Direct answer
AI models can be trained without tick data for many prediction tasks, but tick data is essential when models must reason about order flow, spread dynamics, or execution quality. NxCore supplies a normalized, multi-asset tick stream delivered over UDP/TCP, with historical data available separately for replay and model validation.
Why this matters
Model inputs determine what patterns are learnable. Aggregated bars smooth intra-interval dynamics and can hide signals critical to execution and microstructure tasks. Training on mismatched granularity can produce models that behave differently when deployed in low-latency environments.
Data Requirements by AI Trading Task
| Task Type | Tick Data Required? | Why |
| Directional prediction (daily) | No | Minute or daily bars often suffice |
| Directional prediction (intraday) | Possibly | Depends on holding period |
| Execution policy / slippage modeling | Yes | Spread dynamics happen tick-by-tick |
| Market making | Yes | Order book changes at high frequency |
| Order flow imbalance | Yes | Trade sequencing matters |
| Sentiment / alternative data models | No | Other signals often dominate |
Comparison: Tick vs Aggregated Data for AI Training
| Aspect | Tick Data | Aggregated (Minute/Daily) |
| Pattern richness | Full microstructure | Smoothed, hides intra-interval |
| Training size | Large (can be a challenge) | Manageable |
| Infrastructure cost | Higher (storage, throughput) | Lower |
| Execution model fit | Good | Limited (misses slippage dynamics) |
| Long-horizon signal fit | May be overkill | Often appropriate |
Real‑world example
A trading firm trained an execution policy. Models trained on minute bars under-predicted slippage in their testing environment. After switching to tick-derived features such as order arrival rate, spread evolution, and time-since-last-trade, simulated fills more closely matched paper trading results.
The team used replayable historical tick data (supplied separately) to debug model behavior. (Note: example results are for illustration; actual outcomes depend on specific instruments and market conditions.)
Common mistakes
- Training execution models on minute bars and expecting high-frequency behavior
- Ignoring timestamp sequencing and event ordering when constructing features
- Underprovisioning storage and compute for tick pipelines (or overprovisioning for simple tasks)
- Failing to validate models with replayed live ticks and paper fills before deployment
Frequently asked questions
Q: Can I downsample ticks for training?
A: Yes for some tasks, but only after deriving microstructure features (imbalance, microprice, etc.). Validate against replayed ticks where possible.
Q: Do tick-trained models always outperform aggregated models?
A: No. For long-horizon signals (daily returns), aggregated data often suffices. Tick data helps where intra-interval dynamics matter.
Q: How costly is tick data infrastructure?

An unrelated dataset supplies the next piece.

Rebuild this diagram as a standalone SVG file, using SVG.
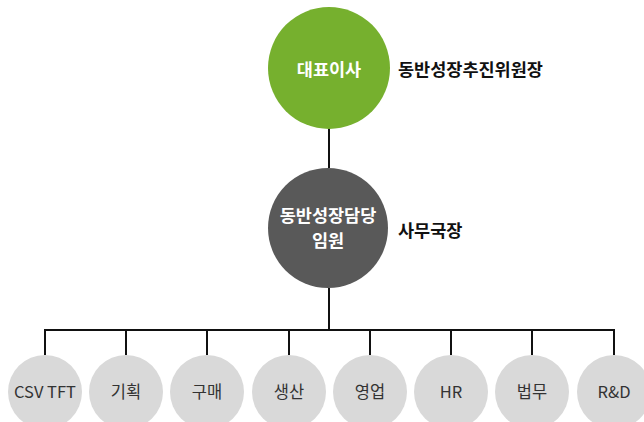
<svg xmlns="http://www.w3.org/2000/svg" width="644" height="422" viewBox="0 0 644 422">
<style>
.t{font-family:"Noto Sans CJK KR","Noto Sans",sans-serif;}
.w{fill:#fff;font-weight:bold;font-size:17.5px;text-anchor:middle;}
.b{fill:#111;font-weight:bold;font-size:17.5px;}
.d{fill:#333;font-size:16.5px;text-anchor:middle;}
.leaf{fill:#d9d9d9;}
.ln{stroke:#111;stroke-width:2;fill:none;}
</style>
<rect width="644" height="422" fill="#fff"/>
<g id="connectors">
<line class="ln" x1="329" y1="128" x2="329" y2="168"/>
<line class="ln" x1="329" y1="288" x2="329" y2="330"/>
<polyline class="ln" points="45,355 45,330 614,330 614,355"/>
<line class="ln" x1="126" y1="330" x2="126" y2="355"/>
<line class="ln" x1="207" y1="330" x2="207" y2="355"/>
<line class="ln" x1="289" y1="330" x2="289" y2="355"/>
<line class="ln" x1="370" y1="330" x2="370" y2="355"/>
<line class="ln" x1="451" y1="330" x2="451" y2="355"/>
<line class="ln" x1="532" y1="330" x2="532" y2="355"/>
</g>
<g id="ceo">
<circle cx="329" cy="68" r="61" fill="#76b02e"/>
<text class="t w" x="329" y="75.5">대표이사</text>
<text class="t b" x="398" y="75.5">동반성장추진위원장</text>
</g>
<g id="officer">
<circle cx="328" cy="228" r="60" fill="#595959"/>
<text class="t w" x="328" y="221.5">동반성장담당</text>
<text class="t w" x="328" y="246.5">임원</text>
<text class="t b" x="398" y="236.5">사무국장</text>
</g>
<g id="csv"><circle class="leaf" cx="45" cy="392" r="37"/><text class="t d" x="45" y="398">CSV TFT</text></g>
<g id="plan"><circle class="leaf" cx="126" cy="392" r="37"/><text class="t d" x="126" y="398">기획</text></g>
<g id="purchase"><circle class="leaf" cx="207" cy="392" r="37"/><text class="t d" x="207" y="398">구매</text></g>
<g id="production"><circle class="leaf" cx="289" cy="392" r="37"/><text class="t d" x="289" y="398">생산</text></g>
<g id="sales"><circle class="leaf" cx="370" cy="392" r="37"/><text class="t d" x="370" y="398">영업</text></g>
<g id="hr"><circle class="leaf" cx="451" cy="392" r="37"/><text class="t d" x="451" y="398">HR</text></g>
<g id="legal"><circle class="leaf" cx="532" cy="392" r="37"/><text class="t d" x="532" y="398">법무</text></g>
<g id="rnd"><circle class="leaf" cx="614" cy="392" r="37"/><text class="t d" x="614" y="398">R&amp;D</text></g>
</svg>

A: Higher than aggregated data. Mitigate with feature extraction (compute once, store features), compression, and selective retention.
Q: Can I use a hybrid approach?
A: Yes. Extract tick-derived features offline, then feed those aggregated features into models at runtime to reduce latency and cost.
Who This Is For / Who This Is NOT For
For: ML engineers, quant researchers, execution teams building low-latency models.
NOT for: Long-horizon portfolio managers who only need daily or weekly signals.
What to do next
Start with a small, representative tick dataset for your target instruments. Extract a compact set of tick-derived features. Run replay tests to compare model fills against paper trading. Iterate before scaling to full universe.